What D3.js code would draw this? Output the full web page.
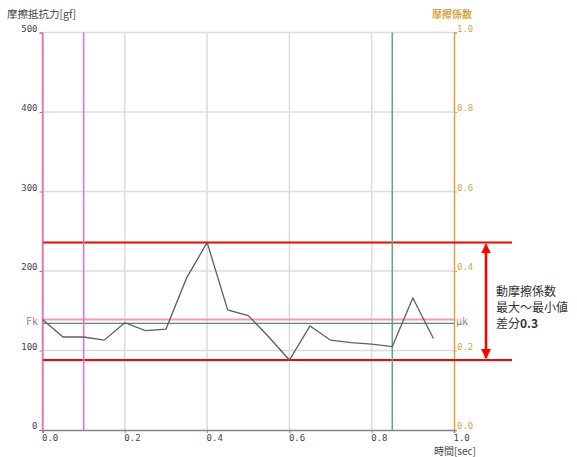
<!DOCTYPE html>
<html>
<head>
<meta charset="utf-8">
<script src="https://cdn.jsdelivr.net/npm/d3@7"></script>
<style>
  html, body { margin: 0; padding: 0; background: #fff; }
  svg { display: block; }
  .tick text { font-family: "DejaVu Sans Mono", monospace; font-size: 9px; }
</style>
</head>
<body>
<svg id="chart" width="577" height="457"></svg>
<script>
// Friction test record: resistance force over time
const times = [0.00, 0.05, 0.10, 0.15, 0.20, 0.25, 0.30, 0.35, 0.40, 0.45,
               0.50, 0.55, 0.60, 0.65, 0.70, 0.75, 0.80, 0.85, 0.90, 0.95];
const force = [139, 117, 117, 113, 135, 125, 127, 191, 236, 151,
               144, 117, 88, 131, 113, 110, 108, 105, 166, 115];

const forceTicks = [0, 100, 200, 300, 400, 500];
const coefTicks = [0.0, 0.2, 0.4, 0.6, 0.8, 1.0];
const timeTicks = [0.0, 0.2, 0.4, 0.6, 0.8, 1.0];

const fkForce = 139;        // kinetic friction force [gf]
const mukCoef = 0.268;      // kinetic friction coefficient
const rangeMarks = [0.0, 0.1];   // averaging window start / end
const endMark = 0.85;            // measurement end

const leftTitle = "摩擦抵抗力[gf]";
const rightTitle = "摩擦係数";
const bottomTitle = "時間[sec]";
const noteLines = ["動摩擦係数", "最大～最小値", "差分"];

const colors = {
  text: "#444",
  grid: "#dcdcdc",
  axis: "#858585",
  tan: "#d9a441",
  pink: "#f36cb6",
  pinkLight: "#ff8fc9",
  green: "#5aaa82",
  greenDark: "#3f9a68",
  red: "#ff0000",
  line: "#5f5f5f"
};

const svg = d3.select("#chart");
const defs = svg.append("defs");
const x = d3.scaleLinear().domain([0, 1]).range([42.5, 454]);
const y = d3.scaleLinear().domain([0, 500]).range([430, 32.5]);
const yR = d3.scaleLinear().domain([0, 1]).range([430, 32.5]);

// grid
const grid = svg.append("g");
grid.selectAll("line.h").data(forceTicks.filter(d => d > 0)).join("line")
  .attr("x1", x(0)).attr("x2", x(1))
  .attr("y1", d => y(d)).attr("y2", d => y(d))
  .attr("stroke", colors.grid).attr("stroke-width", 1.5);
grid.selectAll("line.v").data(timeTicks.filter(d => d > 0 && d < 1)).join("line")
  .attr("x1", d => x(d)).attr("x2", d => x(d))
  .attr("y1", y(500)).attr("y2", y(0))
  .attr("stroke", colors.grid).attr("stroke-width", 1.5);

// axes
const fmt1 = d3.format(".1f");
const gLeft = svg.append("g").attr("transform", `translate(${x(0)},0)`)
  .call(d3.axisLeft(y).tickValues(forceTicks).tickSize(3).tickPadding(2));
gLeft.select(".domain").attr("stroke", colors.axis);
gLeft.selectAll(".tick line").attr("stroke", colors.axis);
gLeft.selectAll(".tick text").attr("fill", colors.text).attr("dy", "-0.15em");

const gRight = svg.append("g").attr("transform", `translate(${x(1)},0)`)
  .call(d3.axisRight(yR).tickValues(coefTicks).tickFormat(fmt1).tickSize(3).tickPadding(0));
gRight.select(".domain").attr("stroke", colors.tan).attr("stroke-width", 1.5);
gRight.selectAll(".tick line").attr("stroke", colors.tan);
gRight.selectAll(".tick text").attr("fill", colors.tan).attr("dy", "-0.15em");

const gBottom = svg.append("g").attr("transform", `translate(0,${y(0)})`)
  .call(d3.axisBottom(x).tickValues(timeTicks).tickFormat(fmt1).tickSize(3).tickPadding(2));
gBottom.select(".domain").attr("stroke", colors.axis).attr("stroke-width", 1.5);
gBottom.selectAll(".tick line").attr("stroke", colors.axis);
gBottom.selectAll(".tick text").attr("fill", colors.text).attr("text-anchor", "start").attr("dx", "-1");

// axis titles
svg.append("text").attr("x", 7).attr("y", 18).text(leftTitle)
  .attr("font-family", "Noto Sans CJK JP, sans-serif").attr("font-size", 10.5).attr("fill", colors.text);
svg.append("text").attr("x", 472).attr("y", 18).attr("text-anchor", "end").text(rightTitle)
  .attr("font-family", "Noto Sans CJK JP, sans-serif").attr("font-size", 10).attr("font-weight", "bold").attr("fill", colors.tan);
svg.append("text").attr("x", 476).attr("y", 455).attr("text-anchor", "end").text(bottomTitle)
  .attr("font-family", "Noto Sans CJK JP, sans-serif").attr("font-size", 10).attr("fill", colors.text);

// max / min guides
const fMax = d3.max(force), fMin = d3.min(force);
svg.selectAll("line.range").data([fMax, fMin]).join("line")
  .attr("x1", x(0)).attr("x2", 512)
  .attr("y1", d => y(d)).attr("y2", d => y(d))
  .attr("stroke", colors.red).attr("stroke-width", 2);

// kinetic friction level lines
svg.append("line").attr("x1", x(0)).attr("x2", x(1))
  .attr("y1", y(fkForce)).attr("y2", y(fkForce))
  .attr("stroke", colors.pinkLight).attr("stroke-width", 2);
svg.append("line").attr("x1", x(0)).attr("x2", x(1))
  .attr("y1", yR(mukCoef)).attr("y2", yR(mukCoef))
  .attr("stroke", colors.greenDark).attr("stroke-width", 1.3);

// window markers
svg.selectAll("line.mark").data(rangeMarks).join("line")
  .attr("x1", d => x(d)).attr("x2", d => x(d))
  .attr("y1", y(500)).attr("y2", y(0))
  .attr("stroke", colors.pink).attr("stroke-width", 1.5);
svg.append("line").attr("x1", x(endMark)).attr("x2", x(endMark))
  .attr("y1", y(500)).attr("y2", y(0))
  .attr("stroke", colors.green).attr("stroke-width", 1.5);

// level labels: pink (force level) above, green (coefficient level) below
const grad = defs.append("linearGradient").attr("id", "lvl")
  .attr("x1", 0).attr("x2", 0).attr("y1", 0).attr("y2", 1);
grad.append("stop").attr("offset", "45%").attr("stop-color", colors.pink);
grad.append("stop").attr("offset", "55%").attr("stop-color", colors.greenDark);
const lab = (xx, t, anchor) => svg.append("text").attr("x", xx)
  .attr("y", (y(fkForce) + yR(mukCoef)) / 2 + 3.5)
  .attr("text-anchor", anchor).text(t).attr("fill", "url(#lvl)")
  .attr("font-family", "DejaVu Sans Mono, monospace").attr("font-size", 10);
lab(38, "Fk", "end");
lab(456, "μk", "start");

// force trace
const pts = times.map((t, i) => [t, force[i]]);
svg.append("path").datum(pts)
  .attr("d", d3.line().x(d => x(d[0])).y(d => y(d[1])))
  .attr("fill", "none").attr("stroke", colors.line).attr("stroke-width", 1.3);

// max-min span arrow
defs.append("marker").attr("id", "ah").attr("viewBox", "0 0 10 10")
  .attr("refX", 9).attr("refY", 5).attr("markerWidth", 4).attr("markerHeight", 4)
  .attr("orient", "auto-start-reverse").attr("markerUnits", "strokeWidth")
  .append("path").attr("d", "M0,0 L10,5 L0,10 z").attr("fill", colors.red);
const ax = 486;
svg.append("line").attr("x1", ax).attr("x2", ax)
  .attr("y1", y(fMax) + 2).attr("y2", y(fMin) - 2)
  .attr("stroke", colors.red).attr("stroke-width", 2.5)
  .attr("marker-start", "url(#ah)").attr("marker-end", "url(#ah)");

// span note, one text per line
const diff = ((fMax - fMin) / 500).toFixed(1);
noteLines.forEach((t, i) => {
  const txt = svg.append("text").attr("x", 496).attr("y", 296 + i * 16)
    .attr("font-family", "Noto Sans CJK JP, sans-serif")
    .attr("font-size", 12).attr("fill", "#333").text(t);
  if (i === noteLines.length - 1) {
    txt.append("tspan").attr("font-weight", "bold").text(diff);
  }
});
</script>
</body>
</html>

····················

- [THE TASK]
Extract the lines exactly, please: the first line of the listing, the line with "const yR = d3.scaleLinear().domain([0, 1]).range([430, 32.5]);", and every line between them, but no pictures.

- [RESULT OF THIS EXERCISE]
What D3.js code would draw this? Output the full web page.
<!DOCTYPE html>
<html>
<head>
<meta charset="utf-8">
<script src="https://cdn.jsdelivr.net/npm/d3@7"></script>
<style>
  html, body { margin: 0; padding: 0; background: #fff; }
  svg { display: block; }
  .tick text { font-family: "DejaVu Sans Mono", monospace; font-size: 9px; }
</style>
</head>
<body>
<svg id="chart" width="577" height="457"></svg>
<script>
// Friction test record: resistance force over time
const times = [0.00, 0.05, 0.10, 0.15, 0.20, 0.25, 0.30, 0.35, 0.40, 0.45,
               0.50, 0.55, 0.60, 0.65, 0.70, 0.75, 0.80, 0.85, 0.90, 0.95];
const force = [139, 117, 117, 113, 135, 125, 127, 191, 236, 151,
               144, 117, 88, 131, 113, 110, 108, 105, 166, 115];

const forceTicks = [0, 100, 200, 300, 400, 500];
const coefTicks = [0.0, 0.2, 0.4, 0.6, 0.8, 1.0];
const timeTicks = [0.0, 0.2, 0.4, 0.6, 0.8, 1.0];

const fkForce = 139;        // kinetic friction force [gf]
const mukCoef = 0.268;      // kinetic friction coefficient
const rangeMarks = [0.0, 0.1];   // averaging window start / end
const endMark = 0.85;            // measurement end

const leftTitle = "摩擦抵抗力[gf]";
const rightTitle = "摩擦係数";
const bottomTitle = "時間[sec]";
const noteLines = ["動摩擦係数", "最大～最小値", "差分"];

const colors = {
  text: "#444",
  grid: "#dcdcdc",
  axis: "#858585",
  tan: "#d9a441",
  pink: "#f36cb6",
  pinkLight: "#ff8fc9",
  green: "#5aaa82",
  greenDark: "#3f9a68",
  red: "#ff0000",
  line: "#5f5f5f"
};

const svg = d3.select("#chart");
const defs = svg.append("defs");
const x = d3.scaleLinear().domain([0, 1]).range([42.5, 454]);
const y = d3.scaleLinear().domain([0, 500]).range([430, 32.5]);
const yR = d3.scaleLinear().domain([0, 1]).range([430, 32.5]);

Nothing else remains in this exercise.